Prozess in Großbritannien:"Die schmerzhafteste Entscheidung, die Eltern nur treffen können"

Charlie Gard's parents Connie Yates and Chris Gard read a statement at the High Court after a hearing on their baby's future, in London

Charlie Gards Eltern Connie Yates und Chris Gard nach dem Richterspruch des High Courts in London.

(Foto: REUTERS)
  • Die Eltern des schwerkranken Babys Charlie haben ihren monatelangen Kampf vor Gericht aufgegeben.
  • Die behandelnden Ärzte hatten einen Behandlungsstopp angeordnet, da das Kind sonst unnötig leide.
  • Die Eltern wollten Charlie stattdessen zu einem Arzt in den USA bringen, der hat eine Therapie jetzt aber ausgeschlossen.

Von Christina Berndt

Still und leise haben die Eltern am vergangenen Freitag ihre Entscheidung gefällt. Wenigstens ein Wochenende wollten sie noch gemeinsam mit ihrem kleinen Sohn Charlie verbringen, bevor ihr Anwalt Grant Armstrong am Montag der Öffentlichkeit verkündete: Die Eltern, die sich für ihr Kind mit den höchsten irdischen Mächten anlegten, geben auf. Connie Yates und Chris Gard wollen nicht mehr um das Leben ihres Babys kämpfen; sie glauben nun auch, dass es besser für ihr Kind ist, wenn es sterben darf.
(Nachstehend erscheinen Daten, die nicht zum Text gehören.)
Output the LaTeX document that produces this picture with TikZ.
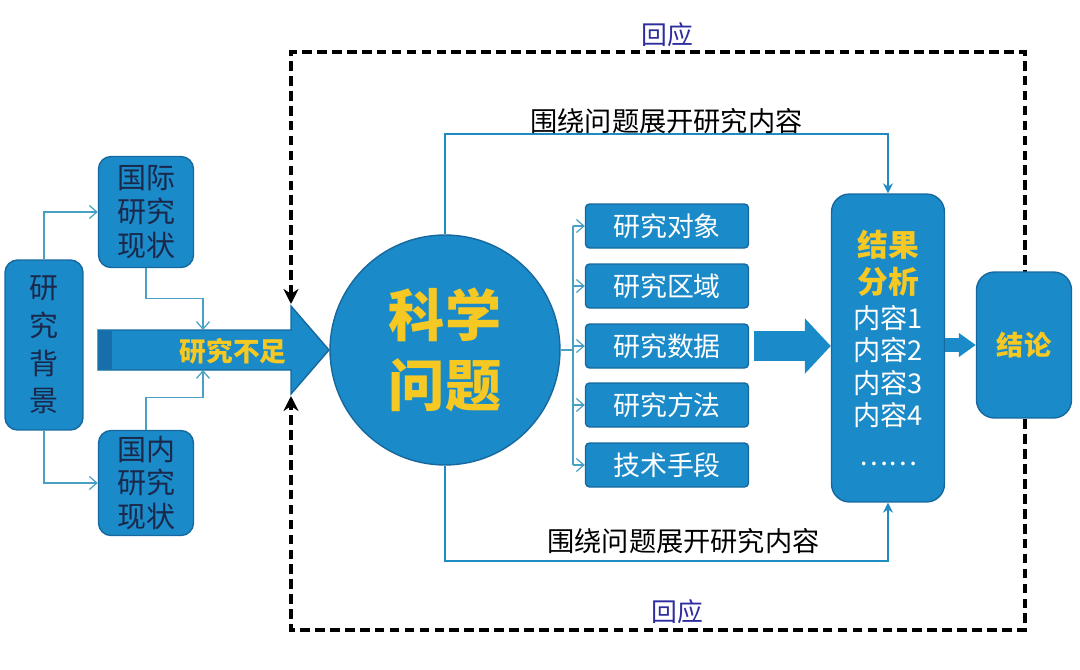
\documentclass[tikz,border=0pt]{standalone}
\usepackage{fontspec}
\setmainfont{Noto Sans CJK SC}
\usepackage{tikz}
\usetikzlibrary{arrows.meta, calc, positioning}

\definecolor{boxblue}{RGB}{27,138,200}
\definecolor{edgeblue}{RGB}{22,104,158}
\definecolor{stripeblue}{RGB}{22,110,170}
\definecolor{twigteal}{RGB}{72,160,195}
\definecolor{flowblue}{RGB}{30,140,195}
\definecolor{hiyellow}{RGB}{245,200,35}
\definecolor{navytext}{RGB}{25,40,75}
\definecolor{echoblue}{RGB}{45,45,160}

\begin{document}
\begin{tikzpicture}[x=0.02cm, y=-0.02cm, >=Stealth,
  leftbox/.style={draw=edgeblue, line width=0.8pt, fill=boxblue, rounded corners=0.25cm, align=center, inner sep=0pt, text=navytext},
  listbox/.style={draw=edgeblue, line width=0.8pt, fill=boxblue, rounded corners=0.08cm, minimum width=3.26cm, minimum height=0.88cm, inner sep=0pt, text=white, font=\fontsize{15.3}{18}\selectfont},
  bigbox/.style={draw=edgeblue, line width=0.8pt, fill=boxblue, rounded corners=0.36cm, align=center, inner sep=0pt},
  twig/.style={draw=twigteal, line width=0.7pt},
  twigarrow/.style={twig, -{Straight Barb[length=1.5mm, width=2.6mm]}},
  flow/.style={draw=flowblue, line width=1.2pt, -{Stealth[length=2mm, width=2mm]}},
  echo/.style={draw=black, line width=1.9pt, dash pattern=on 5.5pt off 3pt, {Stealth[length=3mm, width=3mm]}-{Stealth[length=3mm, width=3mm]}},
  tagtext/.style={font=\fontsize{15.5}{18}\selectfont, text=black}]
  \useasboundingbox (0,0) rectangle (1080,670);

  % points on the big arrow
  \coordinate (gaptop) at (203,330);
  \coordinate (gapbot) at (203,370);
  \coordinate (headtop) at (291,304);
  \coordinate (headbot) at (291,396);
  \coordinate (spine) at (573,0);

  % dashed feedback frame
  \draw[echo] (headtop) -- (291,52) -- (1025,52) -- (1025,630) -- (291,630) -- (headbot);
  \node[font=\fontsize{14.7}{17}\selectfont, text=echoblue] (echotop) at (667,35) {回应};
  \node[font=\fontsize{14.7}{17}\selectfont, text=echoblue] (echobot) at (677,612) {回应};

  % background
  \node[leftbox, minimum width=1.56cm, minimum height=3.4cm, font=\fontsize{16.5}{21.5}\selectfont] (bg) at (44,345) {研\\究\\背\\景};
  \node[leftbox, minimum width=1.9cm, minimum height=2.22cm, font=\fontsize{16.5}{19.3}\selectfont] (intl) at (146,212) {国际\\研究\\现状};
  \node[leftbox, minimum width=1.9cm, minimum height=2.1cm, font=\fontsize{16.5}{19.3}\selectfont] (dom) at (146,483) {国内\\研究\\现状};

  \fill[boxblue, draw=edgeblue, line width=0.8pt] (98,330) -- (291,330) -- (291,306) -- (329,350) -- (291,394) -- (291,370) -- (98,370) -- cycle;
  \fill[stripeblue] (99,331) rectangle (112,369);
  \node[font=\fontsize{15.2}{18}\selectfont\bfseries, text=hiyellow] (gaptxt) at (233,351) {研究不足};

  \draw[twigarrow] (bg.north) |- (intl.west);
  \draw[twigarrow] (bg.south) |- (dom.west);
  \draw[twigarrow] (intl.south) -- ++(0,30) -| (gaptop);
  \draw[twigarrow] (dom.north) -- ++(0,-32) -| (gapbot);

  % question
  \node[circle, fill=boxblue, draw=edgeblue, line width=0.8pt, minimum size=4.6cm, inner sep=0pt, align=center, text=hiyellow, font=\fontsize{32}{39.7}\selectfont\bfseries] (q) at (445,350) {科学\\问题};

  % research items
  \node[listbox] (obj) at (667,226) {研究对象};
  \node[listbox] (area) at (667,286) {研究区域};
  \node[listbox] (data) at (667,346) {研究数据};
  \node[listbox] (meth) at (667,405) {研究方法};
  \node[listbox] (tech) at (667,465) {技术手段};

  \draw[twig] (q.east) -- (q.east -| spine);
  \draw[twig] (spine |- obj.west) -- (spine |- tech.west);
  \foreach \item in {obj, area, data, meth, tech}
    \draw[twigarrow] (spine |- \item.west) -- (\item.west);

  % results and conclusion
  \node[bigbox, minimum width=2.26cm, minimum height=6.16cm, text=white, font=\fontsize{15.5}{18.4}\selectfont] (res) at (888,348)
    {{\color{hiyellow}\bfseries\fontsize{17.5}{20}\selectfont 结果}\\[2.6pt]{\color{hiyellow}\bfseries\fontsize{17.5}{20}\selectfont 分析}\\[1.4pt]内容1\\内容2\\内容3\\内容4\\[4.3pt]……};
  \node[bigbox, minimum width=1.9cm, minimum height=2.92cm, text=hiyellow, font=\fontsize{15.5}{18}\selectfont\bfseries] (concl) at (1024,345) {结论};

  \draw[boxblue, line width=0.6cm, -{Triangle[length=0.52cm, width=1.08cm]}] ([xshift=0.1cm]data.east) -- (res.west |- data.east);
  \draw[boxblue, line width=0.27cm, -{Triangle[length=0.34cm, width=0.46cm]}] (res.east |- concl.west) -- (concl.west);

  \draw[flow] (q.north) -- ++(0,-100) -| (res.north) node[pos=0.25, above, tagtext, yshift=-0.12cm] {围绕问题展开研究内容};
  \draw[flow] (q.south) -- ++(0,95) -| (res.south) node[pos=0.25, above, tagtext, xshift=0.34cm] {围绕问题展开研究内容};
\end{tikzpicture}
\end{document}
Eigentlich hätte der Londoner High Court an diesem Dienstag erneut über Charlies Schicksal urteilen sollen. Zahlreiche Gerichte hatten die Eltern bis dahin schon angerufen, hatten sich an alles geklammert, was ihre Hoffnung nähren konnte. Ihr schwer krankes Baby sollte leben, und dafür schöpften sie alle erdenklichen Möglichkeiten aus. Umgerechnet 1,5 Millionen Euro hatten die Eltern gesammelt, um ihr Kind in die USA zu bringen und dort mit einer experimentellen Therapie behandeln zu lassen.

Doch Charlies Ärzte am Londoner Great Ormond Street Hospital hatten stets betont, dass Charlies seltene genetische Erkrankung, ein mitochondriales DNA-Depletionssyndrom (MDDS), schon zu schwere irreparable Schäden an seinem Gehirn hinterlassen habe. Selbst wenn die Therapie anschlagen würde, könnte sie Charlies Zustand kaum noch verbessern. Eine weitere Behandlung würde nur unnötiges Leid für das Kind bedeuten.

Schon im Juni hatte das höchste Gericht Großbritanniens, der Supreme Court, den Ärzten zugestimmt, dass es besser sei, die Geräte abzustellen, an denen das Leben des mittlerweile blinden und tauben Jungen hing. Anders als in Deutschland können britische Gerichte als oberste Erziehungsberechtigte über solche fundamentalen Fragen entscheiden. Auch der Europäische Gerichtshof für Menschenrechte bestätigte das Urteil. Derweil nahmen Menschen in aller Welt Anteil am Schicksal des Kindes und seiner unermüdlichen Eltern. Auch der Papst und US-Präsident Donald Trump schalteten sich ein.

Nun darf Charlie, wie es ihm seine Ärzte seit Monaten wünschen, tatsächlich sterben. Die schlimmsten Befürchtungen der Eltern zu Charlies Gesundheitszustand hätten sich bestätigt, sagte Anwalt Armstrong. Deshalb hätten sie "die schmerzhafteste Entscheidung getroffen, die Eltern nur treffen können". Der Anwalt machte die Dauer des Kampfes dafür verantwortlich, dass Charlie nicht mehr zu helfen sei.

Der US-Experte schloss eine Therapie aus

Zum Umdenken brachten die Eltern offenbar weitere Untersuchungen von Charlies Gehirn. Nachdem er die neuesten Kernspinaufnahmen und Elektroenzephalogramme gesehen hatte, zog auch der US-Experte, der Charlie behandeln wollte, seine bisherigen Prognosen zurück. Aus der Ferne hatte er stets behauptet, seine experimentelle Therapie könne Charlies Zustand mit zehnprozentiger Wahrscheinlichkeit verbessern. Als er Charlie nun nach Aufforderung des Londoner Gerichts erstmals persönlich untersuchte und die Bilder aus seinem Gehirn betrachtete, schloss er eine Therapie aus.

Richter Francis, der am Dienstag sein Urteil hätte sprechen sollen, nahm die Entscheidung der Eltern an. Er lobte sie für "die Liebe und Fürsorge", die sie Charlie stets gaben. Aber er kritisierte auch die Aufregung in den sozialen Medien: "Viele Dinge wurden gesagt durch Menschen, die fast nichts über diesen Fall wussten", so Richter Francis.